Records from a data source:
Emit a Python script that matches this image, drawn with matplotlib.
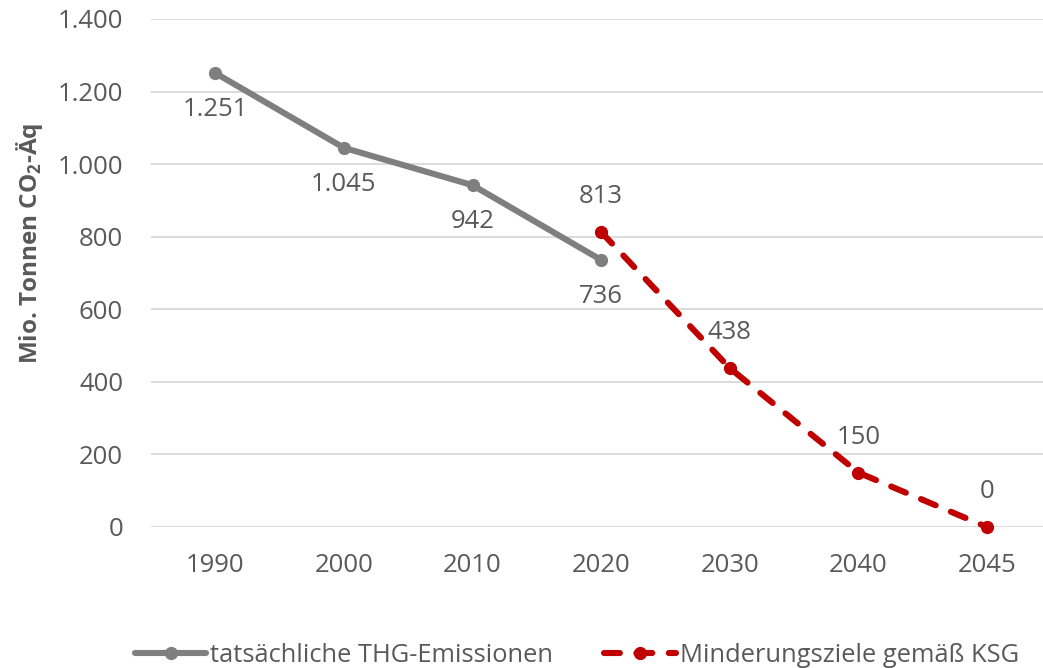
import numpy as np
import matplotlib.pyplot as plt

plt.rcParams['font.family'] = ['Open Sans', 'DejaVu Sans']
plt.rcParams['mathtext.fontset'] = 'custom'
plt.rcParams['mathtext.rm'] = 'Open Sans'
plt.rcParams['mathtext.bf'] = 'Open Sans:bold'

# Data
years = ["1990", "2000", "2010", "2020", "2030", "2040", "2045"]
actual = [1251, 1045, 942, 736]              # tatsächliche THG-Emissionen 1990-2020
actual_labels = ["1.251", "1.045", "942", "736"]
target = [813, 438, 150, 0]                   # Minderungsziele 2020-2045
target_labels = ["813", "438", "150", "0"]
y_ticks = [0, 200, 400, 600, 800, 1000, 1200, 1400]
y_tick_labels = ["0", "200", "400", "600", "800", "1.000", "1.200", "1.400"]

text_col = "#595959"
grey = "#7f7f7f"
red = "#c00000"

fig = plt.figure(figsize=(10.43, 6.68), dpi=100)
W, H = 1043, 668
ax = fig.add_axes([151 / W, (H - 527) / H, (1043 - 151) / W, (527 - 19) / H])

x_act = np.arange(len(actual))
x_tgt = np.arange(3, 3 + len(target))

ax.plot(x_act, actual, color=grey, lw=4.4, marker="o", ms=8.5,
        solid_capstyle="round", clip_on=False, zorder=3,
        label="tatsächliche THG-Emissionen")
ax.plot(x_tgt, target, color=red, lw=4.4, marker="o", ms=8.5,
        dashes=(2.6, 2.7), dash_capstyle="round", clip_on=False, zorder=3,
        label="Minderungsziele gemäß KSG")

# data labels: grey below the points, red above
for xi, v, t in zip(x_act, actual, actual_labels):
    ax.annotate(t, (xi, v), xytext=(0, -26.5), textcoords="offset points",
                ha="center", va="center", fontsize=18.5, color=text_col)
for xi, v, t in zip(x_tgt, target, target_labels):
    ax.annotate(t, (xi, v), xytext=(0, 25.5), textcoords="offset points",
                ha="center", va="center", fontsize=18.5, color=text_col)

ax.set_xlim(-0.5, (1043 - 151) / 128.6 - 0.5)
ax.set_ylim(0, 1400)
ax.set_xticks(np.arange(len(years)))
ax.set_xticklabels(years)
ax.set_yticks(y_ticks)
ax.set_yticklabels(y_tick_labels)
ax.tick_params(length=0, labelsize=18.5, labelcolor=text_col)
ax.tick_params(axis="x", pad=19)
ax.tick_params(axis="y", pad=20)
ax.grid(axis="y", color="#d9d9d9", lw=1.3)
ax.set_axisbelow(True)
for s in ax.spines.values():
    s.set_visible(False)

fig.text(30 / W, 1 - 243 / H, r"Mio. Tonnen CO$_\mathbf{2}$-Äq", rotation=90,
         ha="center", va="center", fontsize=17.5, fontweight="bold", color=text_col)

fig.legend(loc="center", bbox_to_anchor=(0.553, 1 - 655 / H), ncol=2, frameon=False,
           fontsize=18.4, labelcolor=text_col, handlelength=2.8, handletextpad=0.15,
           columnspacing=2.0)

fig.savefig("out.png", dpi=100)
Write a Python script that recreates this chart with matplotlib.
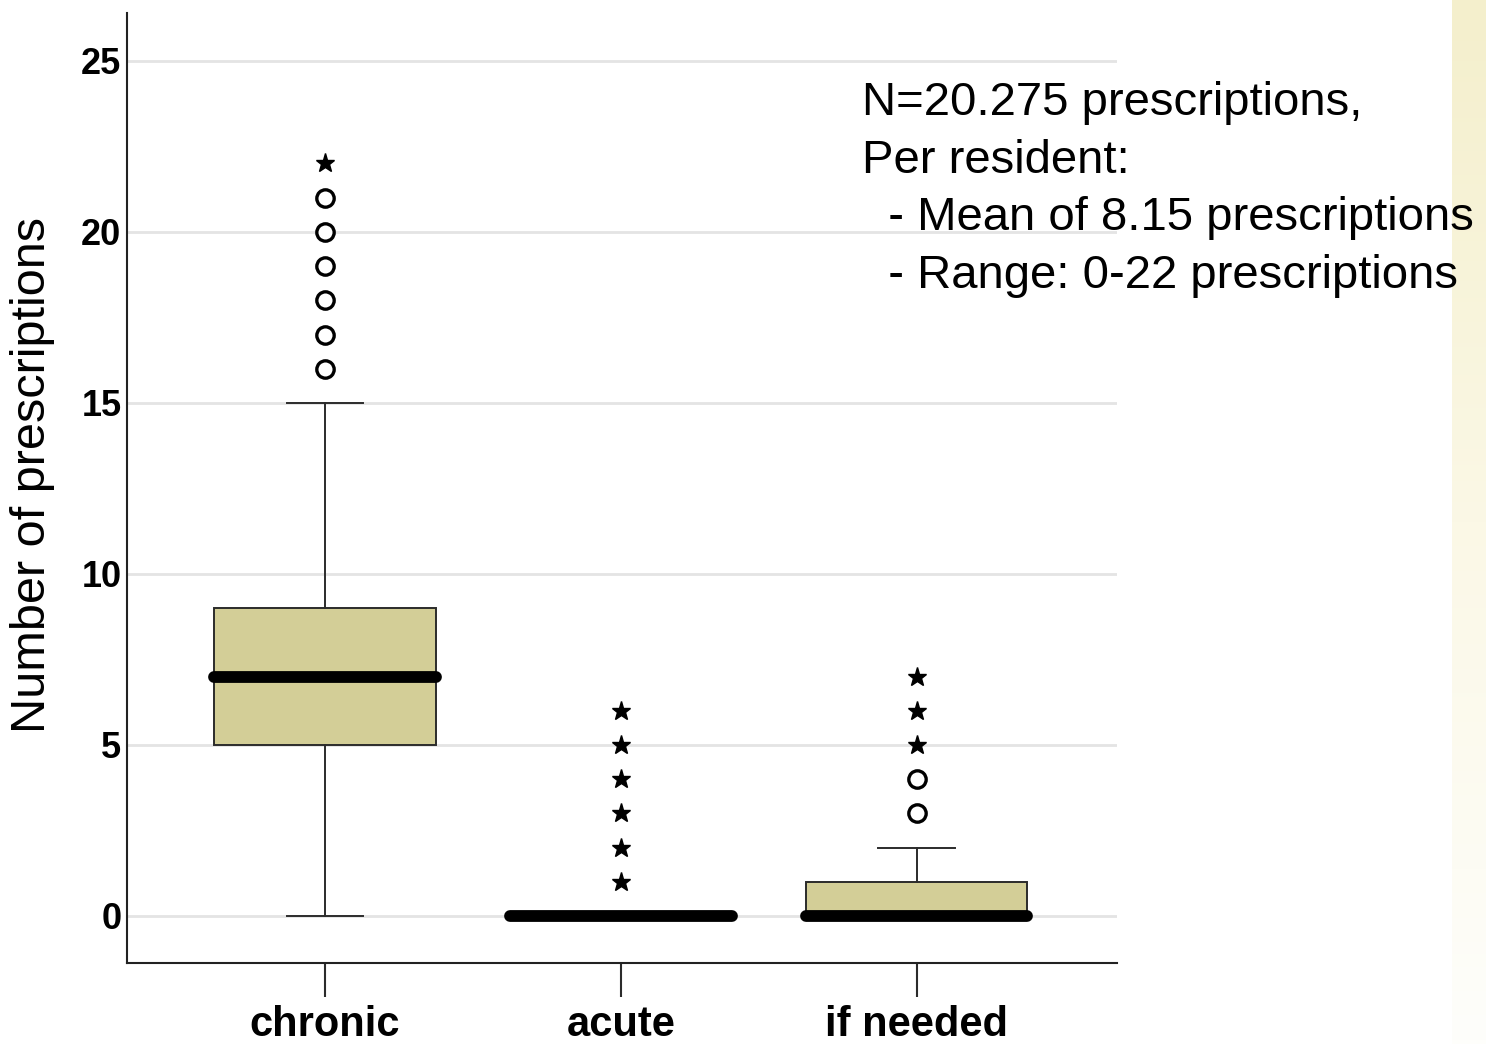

The exercise: Omit the pictures, then repeat exactly each line from the beginning of the listing through the line with "plt.rcParams['mathtext.bf'] = 'Open".

Correct response:
Emit a Python script that matches this image, drawn with matplotlib.
import numpy as np
import matplotlib.pyplot as plt

plt.rcParams['font.family'] = ['Open Sans', 'DejaVu Sans']
plt.rcParams['mathtext.fontset'] = 'custom'
plt.rcParams['mathtext.rm'] = 'Open Sans'
plt.rcParams['mathtext.bf'] = 'Open Sans:bold'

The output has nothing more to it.